National Grid Asks Court to Spread Blame for Gowanus Cleanup

Oct. 3, 2024, 8:06 PM UTC

One of the companies the EPA has identified as responsible for a heavily polluted Superfund site in Brooklyn is now asking a federal court to spread the financial responsibility across 40 other defendants.

The complaint filed Wednesday threatens to complicate the ongoing Gowanus Canal cleanup effort, which has dragged on for decades.

The Environmental Protection Agency has pinned responsibility for pollution in the canal on Brooklyn Union Gas Co., now doing business as National Grid New York.

But in its complaint in the US District Court for the Eastern District of New York, Brooklyn Union said the 40 other parties have released hazardous substances into the canal, and that the company has been trying to persuade them to “pay their fair share of costs for the cleanup” for years.
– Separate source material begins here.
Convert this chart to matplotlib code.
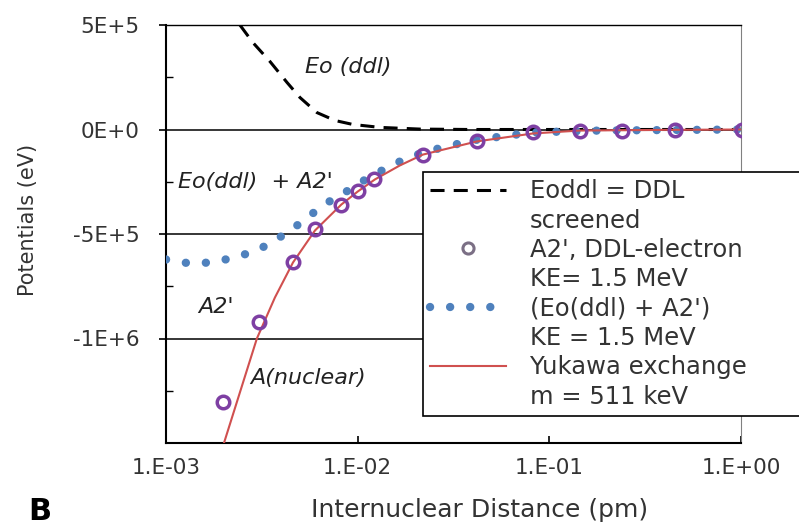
import matplotlib
matplotlib.use("Agg")
import matplotlib.pyplot as plt
from matplotlib.lines import Line2D
from matplotlib.ticker import FixedLocator, NullLocator

plt.rcParams['font.family'] = ['DejaVu Sans']

# Eo(ddl): DDL screened potential (eV) vs internuclear distance (pm)
eo_x = [2.43e-3, 2.84e-3, 3.49e-3, 4.28e-3, 5.0e-3, 6.13e-3, 7.62e-3,
        9.45e-3, 1.31e-2, 2.11e-2, 3.85e-2, 1.0]
eo_y = [5.0e5, 4.16e5, 3.25e5, 2.25e5, 1.53e5, 8.1e4, 4.3e4,
        2.4e4, 1.0e4, 2.0e3, 0.0, 0.0]

# A2', DDL-electron, KE = 1.5 MeV (open circles)
a2_x = [1.98e-3, 3.05e-3, 4.60e-3, 5.99e-3, 8.18e-3, 1.004e-2, 1.216e-2,
        2.19e-2, 4.19e-2, 8.21e-2, 0.1444, 0.239, 0.452, 1.01]
a2_y = [-1.306e6, -9.23e5, -6.36e5, -4.78e5, -3.59e5, -2.92e5, -2.39e5,
        -1.20e5, -5.7e4, -1.4e4, -5.0e3, -5.0e3, -2.0e3, -2.0e3]

# (Eo(ddl) + A2'), KE = 1.5 MeV (blue dots)
sum_x = [1.0e-3, 1.334e-3, 1.738e-3, 2.29e-3, 2.98e-3, 3.70e-3, 4.60e-3,
         5.64e-3, 6.83e-3, 8.59e-3, 1.053e-2, 1.307e-2, 1.66e-2, 2.19e-2,
         3.03e-2, 4.24e-2, 8.21e-2, 0.1837, 1.0]
sum_y = [-6.22e5, -6.41e5, -6.36e5, -6.12e5, -5.79e5, -5.31e5, -4.74e5,
         -4.11e5, -3.54e5, -3.01e5, -2.49e5, -2.01e5, -1.53e5, -1.10e5,
         -7.7e4, -4.8e4, -1.4e4, -5.0e3, 0.0]

# Yukawa exchange, m = 511 keV
yuk_x = [1.95e-3, 2.007e-3, 2.43e-3, 2.98e-3, 3.70e-3, 4.60e-3, 5.99e-3,
         8.22e-3, 1.0e-2, 1.23e-2, 1.66e-2, 2.19e-2, 4.19e-2, 8.21e-2,
         0.144, 0.377, 1.0]
yuk_y = [-1.55e6, -1.50e6, -1.258e6, -1.0e6, -8.04e5, -6.36e5, -4.83e5,
         -3.59e5, -2.97e5, -2.39e5, -1.72e5, -1.20e5, -5.7e4, -1.9e4,
         -5.0e3, -2.0e3, 0.0]

y_ticks = [5e5, 0, -5e5, -1e6]
y_tick_labels = ["5E+5", "0E+0", "-5E+5", "-1E+6"]
y_minor = [2.5e5, -2.5e5, -7.5e5, -1.25e6]
x_ticks = [1e-3, 1e-2, 1e-1, 1e0]
x_tick_labels = ["1.E-03", "1.E-02", "1.E-01", "1.E+00"]

fig = plt.figure(figsize=(7.99, 5.28), dpi=100)
ax = fig.add_axes([166 / 799, 1 - 443 / 528, 575 / 799, 418 / 528])

ax.set_xscale("log")
ax.set_xlim(1e-3, 1e0)
ax.set_ylim(-1.5e6, 5e5)

# horizontal gridlines
for yv in y_ticks:
    ax.axhline(yv, color="black", lw=1.1, zorder=1)

line_eo, = ax.plot(eo_x, eo_y, color="black", lw=2.2,
                   linestyle=(0, (4.6, 3.0)), zorder=3)
line_sum, = ax.plot(sum_x, sum_y, color="#4f81bd", lw=6,
                    linestyle=(0, (0.01, 2.4)), dash_capstyle="round",
                    zorder=3)
line_yuk, = ax.plot(yuk_x, yuk_y, color="#d0504f", lw=1.5, zorder=4)
ax.plot(a2_x, a2_y, linestyle="none", marker="o", markersize=9,
        markerfacecolor="none", markeredgecolor="#7e3fa3",
        markeredgewidth=2.5, zorder=5)

# spines
for s in ["left", "bottom"]:
    ax.spines[s].set_linewidth(1.5)
    ax.spines[s].set_color("black")
ax.spines["top"].set_linewidth(1.0)
ax.spines["right"].set_linewidth(0.8)
ax.spines["right"].set_color("#808080")

ax.set_yticks(y_ticks)
ax.set_yticklabels(y_tick_labels)
ax.yaxis.set_minor_locator(FixedLocator(y_minor))
ax.xaxis.set_major_locator(FixedLocator(x_ticks))
ax.set_xticklabels(x_tick_labels)
ax.xaxis.set_minor_locator(NullLocator())

ax.tick_params(axis="y", which="major", direction="out", length=5, width=1.2,
               pad=14, labelsize=15.5, labelcolor="#333333")
ax.tick_params(axis="y", which="minor", direction="in", length=5, width=1.0)
ax.tick_params(axis="x", which="major", direction="in", length=5, width=1.2,
               pad=11, labelsize=15.5, labelcolor="#333333")

ax.set_ylabel("Potentials (eV)", fontsize=15, color="#333333")
ax.yaxis.set_label_coords(-0.222, 0.533)
fig.text(480 / 799, 1 - 510 / 528, "Internuclear Distance (pm)",
         fontsize=18, color="#333333", ha="center", va="center")
fig.text(40 / 799, 1 - 512 / 528, "B", fontsize=22, fontweight="bold",
         ha="center", va="center")

# curve annotations
ann = dict(fontsize=16, style="italic", color="#222222", va="center",
           ha="left", transform=ax.transAxes)
ax.text(0.2417, 0.8995, "Eo (ddl)", **ann)
ax.text(0.0209, 0.6244, "Eo(ddl)  + A2'", **ann)
ax.text(0.0557, 0.3254, "A2'", **ann)
ax.text(0.146, 0.1555, "A(nuclear)", **ann)

# legend
blank = Line2D([], [], color="none")
circ = Line2D([], [], linestyle="none", marker="o", markersize=8,
              markerfacecolor="white", markeredgecolor="#7b6f85",
              markeredgewidth=2.2)
handles = [line_eo, blank, circ, blank, line_sum, blank, line_yuk, blank]
labels = ["Eoddl = DDL", "screened", "A2', DDL-electron", "KE= 1.5 MeV",
          "(Eo(ddl) + A2')", "KE = 1.5 MeV", "Yukawa exchange",
          "m = 511 keV"]
leg = ax.legend(handles, labels, loc="upper left",
                bbox_to_anchor=(423 / 799, 0.1, 0.52, 1 - 172 / 528 - 0.1),
                bbox_transform=fig.transFigure, mode="expand",
                borderaxespad=0, fontsize=17.5, labelspacing=0.22,
                borderpad=0.3, handlelength=3.1, handletextpad=1.0,
                fancybox=False, framealpha=1, edgecolor="black")
leg.get_frame().set_linewidth(1.2)
for t in leg.get_texts():
    t.set_color("#333333")

fig.savefig("out.png", dpi=100)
Despite those efforts, the 40 parties have refused to pay anything, according to Brooklyn Union.

“By their intransigence, the recalcitrant, remaining responsible parties are threatening to undermine the entire effort to clean up the canal,” the company said.

The identified parties include companies like Consolidated Edison, Hess Corp., the Kraft Heinz Co., Phillips 66 Co., the City of New York, and Texaco. Also included in the list are the Metropolitan Transit Authority and a group of federal agencies including the Army, Navy, Coast Guard, and US Postal Service.

Brooklyn Union’s complaint includes a highly detailed description of the historical operations in and around the canal.

The remediation of the canal is expected to cost more than $1 billion, “a sum far too large to be disproportionately shouldered by Brooklyn Union and its local Brooklyn customers,” according to the complaint.

The company, pointing to the Comprehensive Environmental Response, Compensation, and Liability Act (CERCLA), asked the court to calculate each defendant’s financial responsibility by taking into account their former operations along the canal, the hazardous substances they used, the waste streams they generated, the pathways for those streams into the canal, and the actions they have taken to clean up.

In July, the EPA said Brooklyn Gas was one of six entities that bore the most responsibility for contamination across the dirtiest section of the remediation area. The agency said it had settled on those six parties based on “extensive investigations and the historical operations at the site.”

The other five entities flagged by the EPA were Consolidated Edison of New York; Hess Corp.; Honeywell International; the City of New York; and The Brooklyn Improvement Co.

ArentFox Schiff LLP represents Brooklyn Union Gas.

The case is Brooklyn Union Gas Co. v. Consolidated Edison Co. of New York, E.D.N.Y., No. 1:24-cv-06993, complaint filed 10/3/24.